* **TO DO**:
Give every line of the data again, unchanged, but with no pictures.

====

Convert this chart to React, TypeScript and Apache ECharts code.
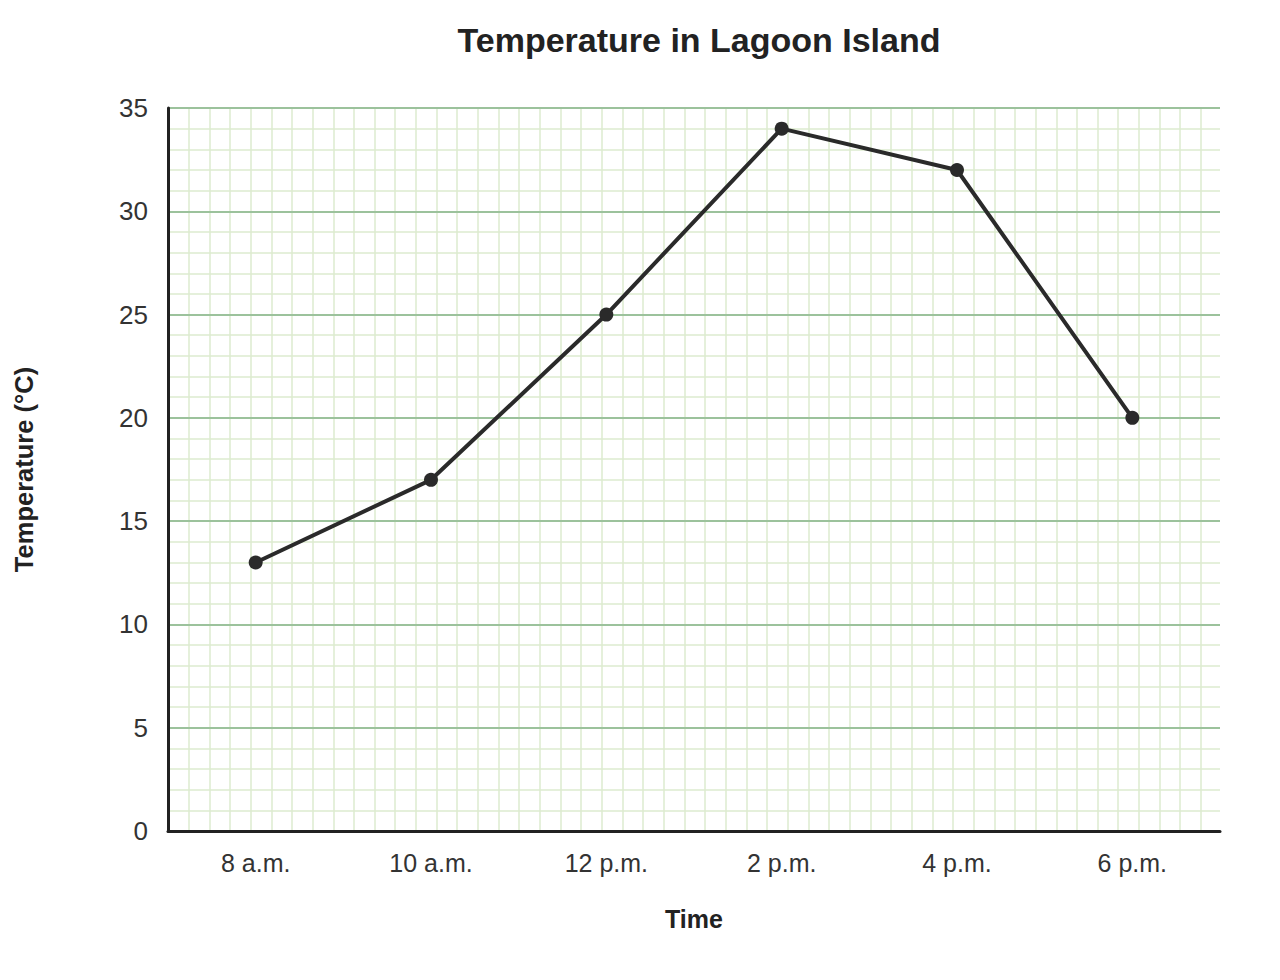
import React, { useEffect, useRef } from "react";
import * as echarts from "echarts";

const categories = ["8 a.m.", "10 a.m.", "12 p.m.", "2 p.m.", "4 p.m.", "6 p.m."];
const temperatures = [13, 17, 25, 34, 32, 20];
const yTicks = { min: 0, max: 35, interval: 5 };
const titleText = "Temperature in Lagoon Island";
const xName = "Time";
const yName = "Temperature (°C)";

const FONT = "'Liberation Sans', Arial, sans-serif";

export default function App() {
  const ref = useRef<HTMLDivElement>(null);
  useEffect(() => {
    if (!ref.current) return;
    const chart = echarts.init(ref.current, null, { renderer: "svg" });
    const gridLeft = 168, gridRight = 60, gridTop = 108, gridBottom = 149;
    const plotW = 1280 - gridLeft - gridRight;
    const plotH = 980 - gridTop - gridBottom;
    const unitPx = plotH / (yTicks.max - yTicks.min);
    const cells = Math.floor(plotW / unitPx - 0.5);
    chart.setOption({
      animation: false,
      backgroundColor: "#ffffff",
      textStyle: { fontFamily: FONT },
      title: {
        text: titleText,
        left: gridLeft + plotW / 2,
        textAlign: "center",
        top: 18,
        textStyle: { fontSize: 34, fontWeight: "bold", color: "#222", fontFamily: FONT },
      },
      grid: [
        { left: gridLeft, right: gridRight, top: gridTop, bottom: gridBottom, containLabel: false },
        { left: gridLeft, width: cells * unitPx, top: gridTop, bottom: gridBottom, containLabel: false },
      ],
      xAxis: [
        {
          type: "category",
          gridIndex: 0,
          data: categories,
          boundaryGap: true,
          name: xName,
          nameLocation: "middle",
          nameGap: 75,
          nameTextStyle: { fontSize: 25, fontWeight: "bold", color: "#222", fontFamily: FONT },
          axisLine: { show: true, lineStyle: { color: "#222", width: 3 } },
          axisTick: { show: false },
          axisLabel: { fontSize: 25, color: "#333", margin: 19, fontFamily: FONT },
          splitLine: { show: false },
          z: 5,
        },
        {
          type: "value",
          gridIndex: 1,
          min: 0,
          max: cells,
          interval: 1,
          show: true,
          axisLine: { show: false },
          axisTick: { show: false },
          axisLabel: { show: false },
          splitLine: { show: true, lineStyle: { color: "#dcebcf", width: 1.5 } },
        },
      ],
      yAxis: [
        {
          type: "value",
          gridIndex: 0,
          min: yTicks.min,
          max: yTicks.max,
          interval: yTicks.interval,
          name: yName,
          nameLocation: "middle",
          nameGap: 131,
          nameRotate: 90,
          nameTextStyle: { fontSize: 25.5, fontWeight: "bold", color: "#222", fontFamily: FONT },
          axisLine: { show: true, lineStyle: { color: "#222", width: 3 } },
          axisTick: { show: false },
          axisLabel: { fontSize: 26, color: "#333", margin: 20, fontFamily: FONT },
          splitLine: { show: true, lineStyle: { color: "#9cc29c", width: 2 } },
          minorTick: { show: false, splitNumber: 5 },
          minorSplitLine: { show: true, lineStyle: { color: "#dcebcf", width: 1.5 } },
          z: 5,
        },
        {
          type: "value",
          gridIndex: 1,
          min: yTicks.min,
          max: yTicks.max,
          show: false,
        },
      ],
      series: [
        {
          type: "line",
          xAxisIndex: 0,
          yAxisIndex: 0,
          data: temperatures,
          symbol: "circle",
          symbolSize: 14,
          lineStyle: { color: "#2a2a2a", width: 4 },
          itemStyle: { color: "#2a2a2a" },
          z: 10,
        },
      ],
    });
    return () => chart.dispose();
  }, []);
  return <div ref={ref} style={{ width: 1280, height: 980, margin: -8 }} />;
}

====

* **THE COMPLETED TASK**:
Convert this chart to React, TypeScript and Apache ECharts code.
import React, { useEffect, useRef } from "react";
import * as echarts from "echarts";

const categories = ["8 a.m.", "10 a.m.", "12 p.m.", "2 p.m.", "4 p.m.", "6 p.m."];
const temperatures = [13, 17, 25, 34, 32, 20];
const yTicks = { min: 0, max: 35, interval: 5 };
const titleText = "Temperature in Lagoon Island";
const xName = "Time";
const yName = "Temperature (°C)";

const FONT = "'Liberation Sans', Arial, sans-serif";

export default function App() {
  const ref = useRef<HTMLDivElement>(null);
  useEffect(() => {
    if (!ref.current) return;
    const chart = echarts.init(ref.current, null, { renderer: "svg" });
    const gridLeft = 168, gridRight = 60, gridTop = 108, gridBottom = 149;
    const plotW = 1280 - gridLeft - gridRight;
    const plotH = 980 - gridTop - gridBottom;
    const unitPx = plotH / (yTicks.max - yTicks.min);
    const cells = Math.floor(plotW / unitPx - 0.5);
    chart.setOption({
      animation: false,
      backgroundColor: "#ffffff",
      textStyle: { fontFamily: FONT },
      title: {
        text: titleText,
        left: gridLeft + plotW / 2,
        textAlign: "center",
        top: 18,
        textStyle: { fontSize: 34, fontWeight: "bold", color: "#222", fontFamily: FONT },
      },
      grid: [
        { left: gridLeft, right: gridRight, top: gridTop, bottom: gridBottom, containLabel: false },
        { left: gridLeft, width: cells * unitPx, top: gridTop, bottom: gridBottom, containLabel: false },
      ],
      xAxis: [
        {
          type: "category",
          gridIndex: 0,
          data: categories,
          boundaryGap: true,
          name: xName,
          nameLocation: "middle",
          nameGap: 75,
          nameTextStyle: { fontSize: 25, fontWeight: "bold", color: "#222", fontFamily: FONT },
          axisLine: { show: true, lineStyle: { color: "#222", width: 3 } },
          axisTick: { show: false },
          axisLabel: { fontSize: 25, color: "#333", margin: 19, fontFamily: FONT },
          splitLine: { show: false },
          z: 5,
        },
        {
          type: "value",
          gridIndex: 1,
          min: 0,
          max: cells,
          interval: 1,
          show: true,
          axisLine: { show: false },
          axisTick: { show: false },
          axisLabel: { show: false },
          splitLine: { show: true, lineStyle: { color: "#dcebcf", width: 1.5 } },
        },
      ],
      yAxis: [
        {
          type: "value",
          gridIndex: 0,
          min: yTicks.min,
          max: yTicks.max,
          interval: yTicks.interval,
          name: yName,
          nameLocation: "middle",
          nameGap: 131,
          nameRotate: 90,
          nameTextStyle: { fontSize: 25.5, fontWeight: "bold", color: "#222", fontFamily: FONT },
          axisLine: { show: true, lineStyle: { color: "#222", width: 3 } },
          axisTick: { show: false },
          axisLabel: { fontSize: 26, color: "#333", margin: 20, fontFamily: FONT },
          splitLine: { show: true, lineStyle: { color: "#9cc29c", width: 2 } },
          minorTick: { show: false, splitNumber: 5 },
          minorSplitLine: { show: true, lineStyle: { color: "#dcebcf", width: 1.5 } },
          z: 5,
        },
        {
          type: "value",
          gridIndex: 1,
          min: yTicks.min,
          max: yTicks.max,
          show: false,
        },
      ],
      series: [
        {
          type: "line",
          xAxisIndex: 0,
          yAxisIndex: 0,
          data: temperatures,
          symbol: "circle",
          symbolSize: 14,
          lineStyle: { color: "#2a2a2a", width: 4 },
          itemStyle: { color: "#2a2a2a" },
          z: 10,
        },
      ],
    });
    return () => chart.dispose();
  }, []);
  return <div ref={ref} style={{ width: 1280, height: 980, margin: -8 }} />;
}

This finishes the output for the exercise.